Quick start#

Command line#

You need command line access to submit. You do not need a reservation to access a command line, you can connect to the BioHPC Login (head) node cbsulogin?.biohpc.cornell.edu.

One-time setup#

Submitting jobs#

You can submit from the command line (SSH) at the login nodes cbsulogin?.biohpc.cornell.edu (see access description. All commands (sbatch, squeue, sinfo, etc) have to be run with option --cluster cbsueccosl01 (but see one-time setup).

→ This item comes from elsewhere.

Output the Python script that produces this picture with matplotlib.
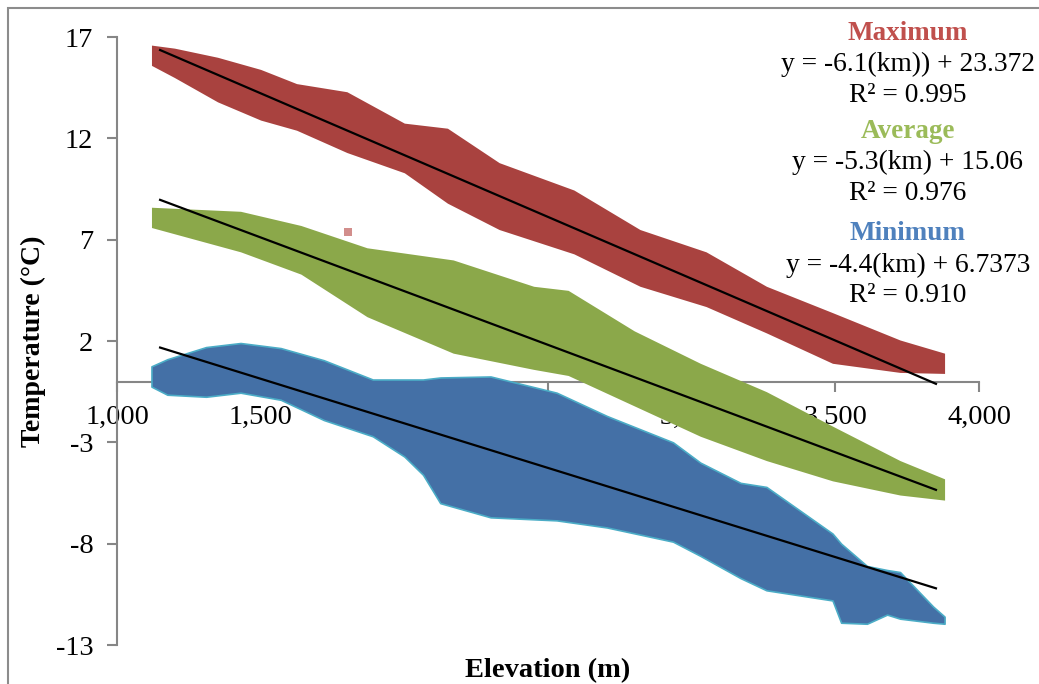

There is only one partition (queue) containing all nodes, default parameters (changeable through SLURM options at submission, see below) are:

  • 1 core and 4 GB RAM per job

  • infinite run time.

Interactive shell#

Interactive shell can be requested with command

srun --cluster cbsueccosl01 --pty bash -l

or if you ran the above TIP:

srun --pty bash -l

If you need a specific node, use

srun -w cbsueccoXX --pty bash -l

You can use all valid SLURM command line options (the same as are listed in a sbatch file) as well. In their absence, you will get default values (limitations).[1] For instance, the above invocations get unlimited memory, but are limited to 1 task on 1 CPU. If you needed to use more within your interactive shell, you might want to specify

srun -w cbsueccoXX --nprocs 8 --pty bash -l

Interactive GUI jobs#

You should be able to get interactive GUI jobs (Stata, MATLAB) to work as follows:

srun -n 2 -N1 --mem=8G  --x11 --pty bash -l
/usr/local/stata18/xstata

or

srun -n 2 -N1 --mem=8G  --x11 --pty bash -l
/local/opt/MATLAB/R2023a/bin/matlab

When done, type exit to exit the interactive session. Note that you must align the requested CPU count (-n 2) with the expected usage of the MATLAB and Stata/MP. While just opening them will not cause a problem, our Stata/MP version will use up to 8 cores, and MATLAB, unless specifically configured not to do so, will utilize the amount of physical cores on the system. For any serious computing, please use non-interactive mode, or adjust the number of cores you request accordingly.

Warning

It is technically feasible to login to each node without using SLURM. However, this confuses the job scheduler. Do not abuse this, exclusion from use of the cluster may be the consequence.

Running RStudio#

See the BioHPC Software site (search for Rstudio, then click on the link) for instructions on how to run Rstudio on the cluster. In a nutshell,

salloc -N 1
srun /programs/rstudio_server/rstudio_start 4.4.0

will run an instance of RStudio Server on the node you were allocated (if it isn’t already running). You can then connect to it using a web browser, using port 8016. The output of the srun command will tell you which node to connect to. For instance,

Nov 18 08:37:44 cbsueccosl03.biohpc.cornell.edu systemd[1]: Starting RStudio Server...
Nov 18 08:37:44 cbsueccosl03.biohpc.cornell.edu systemd[1]: Started RStudio Server.

means you would connect to http://cbsueccosl03.biohpc.cornell.edu:8016. If you are connected to the VPC, you can connect to it from your laptop, otherwise use the browser within the VNC session.

Warning

If you see

[lv39@cbsueccosl01 ~]$ srun /programs/rstudio_server/rstudio_start 4.4.0
Rserver is already running - no need to start it
If you want to restart it please stop it first using
/programs/rstudio_server/rstudio_stop

then somebody else may already have started an instance there. DO NOT STOP IT. You can still connect to your own session on that server.

To see running jobs#

squeue

To cancel a running job#

Use

scancel (ID)

where the ID can be gleaned from the squeue command.